Not all things are bigger in Texas, but the state does boast an extra-large list of things to do. The Lone Star State spans 269,000 square miles, with 624 miles of Gulf coastline, 12 state parks, and 4 national forests, making it a dream-like destination for outdoor enthusiasts.

Of course, with no fewer than six cities with populations over 500,000, Texas offers much more than just wide-open spaces. At Austin’s Congress Avenue Bridge, hundreds gather each summer night to watch as the world’s largest bat colony emerges from beneath the structure––a ritual that helps explain the state capital’s motto: “Keep Austin Weird”. Still, the city is probably best known for its music scene, which draws visitors year-round, and not just to Texas-sized music festivals like South by Southwest. A walk through the city can pair guests with clubs that suit their musical tastes: Continental Club or Antone’s for blues, Emo’s for punk and indie rock, The Elephant Room for jazz, and Broken Spoke for good, old-fashioned honky tonk.

In Dallas, many of the sights revolve around one of history’s most incomprehensible events. Formerly the Texas Schoolbook Depository, Dealey Plaza is now home to the Sixth Floor Museum, where exhibits detail the life and death of JFK and also give guests a chance to peer from the very window where Lee Harvey Oswald fired the fatal shot.

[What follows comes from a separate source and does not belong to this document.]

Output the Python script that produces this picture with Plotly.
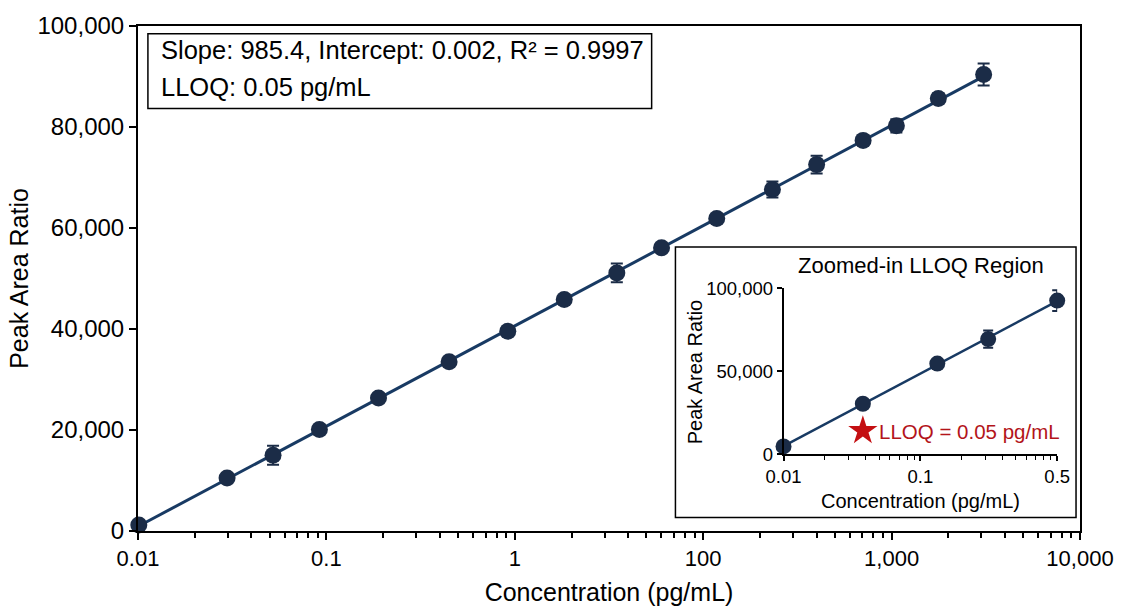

San Antonio is also home to a slice of American history. At The Alamo, visitors can see where legends such as Davy Crockett and James Bowie fought against the Mexican Army in 1836. The historic mission is located just a stone’s throw from the San Antonio River Walk, which–-beyond being the largest ecosystem restoration in an urban area––is home to art installations, cowboy hat shops, and more than 50 bars and restaurants.